_Aim:_
Reproduce the listing below in full and without alteration, apart from its pictures.
────────
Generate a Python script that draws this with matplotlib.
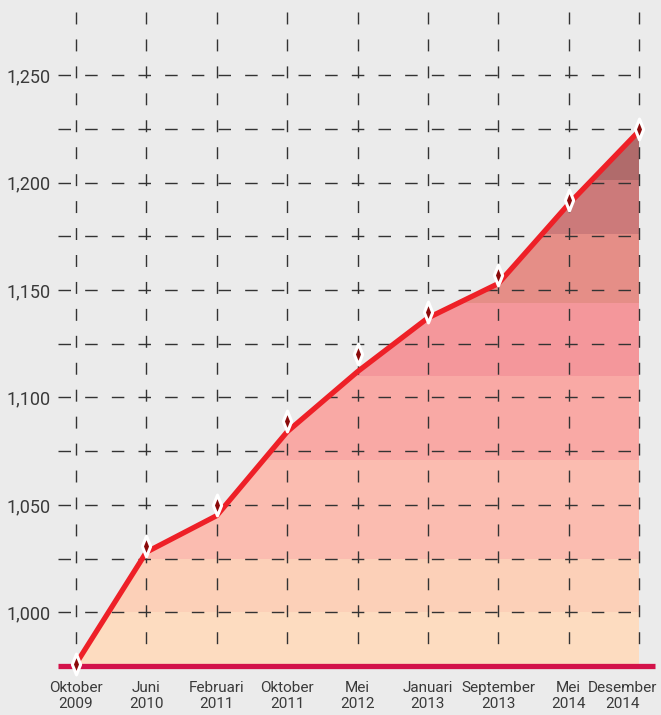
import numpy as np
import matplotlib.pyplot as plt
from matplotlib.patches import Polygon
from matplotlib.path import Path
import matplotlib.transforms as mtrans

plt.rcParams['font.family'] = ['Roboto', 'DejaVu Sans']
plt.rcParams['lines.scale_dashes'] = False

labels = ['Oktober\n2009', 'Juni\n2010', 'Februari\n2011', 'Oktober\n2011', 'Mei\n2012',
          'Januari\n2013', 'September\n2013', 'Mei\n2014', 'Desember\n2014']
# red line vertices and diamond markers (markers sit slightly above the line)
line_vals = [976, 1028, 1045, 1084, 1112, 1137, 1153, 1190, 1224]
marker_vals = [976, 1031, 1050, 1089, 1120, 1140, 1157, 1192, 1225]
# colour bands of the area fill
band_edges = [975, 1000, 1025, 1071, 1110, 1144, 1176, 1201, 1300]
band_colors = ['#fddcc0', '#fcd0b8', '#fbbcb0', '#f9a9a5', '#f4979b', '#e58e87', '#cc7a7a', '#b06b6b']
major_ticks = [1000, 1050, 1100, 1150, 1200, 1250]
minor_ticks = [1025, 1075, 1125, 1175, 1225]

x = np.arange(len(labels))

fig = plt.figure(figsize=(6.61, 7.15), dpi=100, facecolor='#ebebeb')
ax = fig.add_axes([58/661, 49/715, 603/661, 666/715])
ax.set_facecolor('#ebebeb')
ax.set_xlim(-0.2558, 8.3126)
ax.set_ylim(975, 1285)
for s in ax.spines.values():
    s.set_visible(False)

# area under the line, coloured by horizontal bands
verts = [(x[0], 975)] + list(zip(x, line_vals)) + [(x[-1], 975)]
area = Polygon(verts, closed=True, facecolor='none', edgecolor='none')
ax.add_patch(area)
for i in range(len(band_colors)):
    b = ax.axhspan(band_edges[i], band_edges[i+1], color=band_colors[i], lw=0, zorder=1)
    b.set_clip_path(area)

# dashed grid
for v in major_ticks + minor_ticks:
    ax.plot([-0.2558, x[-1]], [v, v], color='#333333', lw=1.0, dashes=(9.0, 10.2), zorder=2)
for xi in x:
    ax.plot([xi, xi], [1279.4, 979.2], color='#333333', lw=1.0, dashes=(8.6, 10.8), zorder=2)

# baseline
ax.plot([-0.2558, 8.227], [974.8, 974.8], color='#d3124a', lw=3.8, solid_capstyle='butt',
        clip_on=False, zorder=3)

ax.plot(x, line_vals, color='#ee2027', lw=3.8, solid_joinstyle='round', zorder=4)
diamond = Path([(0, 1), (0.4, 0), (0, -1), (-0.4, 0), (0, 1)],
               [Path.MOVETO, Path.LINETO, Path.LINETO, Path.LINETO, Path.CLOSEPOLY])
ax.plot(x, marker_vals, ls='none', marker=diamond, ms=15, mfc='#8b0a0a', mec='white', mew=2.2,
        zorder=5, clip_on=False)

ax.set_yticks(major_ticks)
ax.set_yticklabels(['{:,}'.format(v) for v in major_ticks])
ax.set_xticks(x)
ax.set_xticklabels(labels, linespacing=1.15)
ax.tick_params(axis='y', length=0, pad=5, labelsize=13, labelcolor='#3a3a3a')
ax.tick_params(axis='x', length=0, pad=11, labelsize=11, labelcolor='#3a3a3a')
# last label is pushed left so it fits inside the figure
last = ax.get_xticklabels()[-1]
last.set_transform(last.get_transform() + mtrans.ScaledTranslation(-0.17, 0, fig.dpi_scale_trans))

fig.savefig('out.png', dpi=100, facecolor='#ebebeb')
────────
_Task output:_
Generate a Python script that draws this with matplotlib.
import numpy as np
import matplotlib.pyplot as plt
from matplotlib.patches import Polygon
from matplotlib.path import Path
import matplotlib.transforms as mtrans

plt.rcParams['font.family'] = ['Roboto', 'DejaVu Sans']
plt.rcParams['lines.scale_dashes'] = False

labels = ['Oktober\n2009', 'Juni\n2010', 'Februari\n2011', 'Oktober\n2011', 'Mei\n2012',
          'Januari\n2013', 'September\n2013', 'Mei\n2014', 'Desember\n2014']
# red line vertices and diamond markers (markers sit slightly above the line)
line_vals = [976, 1028, 1045, 1084, 1112, 1137, 1153, 1190, 1224]
marker_vals = [976, 1031, 1050, 1089, 1120, 1140, 1157, 1192, 1225]
# colour bands of the area fill
band_edges = [975, 1000, 1025, 1071, 1110, 1144, 1176, 1201, 1300]
band_colors = ['#fddcc0', '#fcd0b8', '#fbbcb0', '#f9a9a5', '#f4979b', '#e58e87', '#cc7a7a', '#b06b6b']
major_ticks = [1000, 1050, 1100, 1150, 1200, 1250]
minor_ticks = [1025, 1075, 1125, 1175, 1225]

x = np.arange(len(labels))

fig = plt.figure(figsize=(6.61, 7.15), dpi=100, facecolor='#ebebeb')
ax = fig.add_axes([58/661, 49/715, 603/661, 666/715])
ax.set_facecolor('#ebebeb')
ax.set_xlim(-0.2558, 8.3126)
ax.set_ylim(975, 1285)
for s in ax.spines.values():
    s.set_visible(False)

# area under the line, coloured by horizontal bands
verts = [(x[0], 975)] + list(zip(x, line_vals)) + [(x[-1], 975)]
area = Polygon(verts, closed=True, facecolor='none', edgecolor='none')
ax.add_patch(area)
for i in range(len(band_colors)):
    b = ax.axhspan(band_edges[i], band_edges[i+1], color=band_colors[i], lw=0, zorder=1)
    b.set_clip_path(area)

# dashed grid
for v in major_ticks + minor_ticks:
    ax.plot([-0.2558, x[-1]], [v, v], color='#333333', lw=1.0, dashes=(9.0, 10.2), zorder=2)
for xi in x:
    ax.plot([xi, xi], [1279.4, 979.2], color='#333333', lw=1.0, dashes=(8.6, 10.8), zorder=2)

# baseline
ax.plot([-0.2558, 8.227], [974.8, 974.8], color='#d3124a', lw=3.8, solid_capstyle='butt',
        clip_on=False, zorder=3)

ax.plot(x, line_vals, color='#ee2027', lw=3.8, solid_joinstyle='round', zorder=4)
diamond = Path([(0, 1), (0.4, 0), (0, -1), (-0.4, 0), (0, 1)],
               [Path.MOVETO, Path.LINETO, Path.LINETO, Path.LINETO, Path.CLOSEPOLY])
ax.plot(x, marker_vals, ls='none', marker=diamond, ms=15, mfc='#8b0a0a', mec='white', mew=2.2,
        zorder=5, clip_on=False)

ax.set_yticks(major_ticks)
ax.set_yticklabels(['{:,}'.format(v) for v in major_ticks])
ax.set_xticks(x)
ax.set_xticklabels(labels, linespacing=1.15)
ax.tick_params(axis='y', length=0, pad=5, labelsize=13, labelcolor='#3a3a3a')
ax.tick_params(axis='x', length=0, pad=11, labelsize=11, labelcolor='#3a3a3a')
# last label is pushed left so it fits inside the figure
last = ax.get_xticklabels()[-1]
last.set_transform(last.get_transform() + mtrans.ScaledTranslation(-0.17, 0, fig.dpi_scale_trans))

fig.savefig('out.png', dpi=100, facecolor='#ebebeb')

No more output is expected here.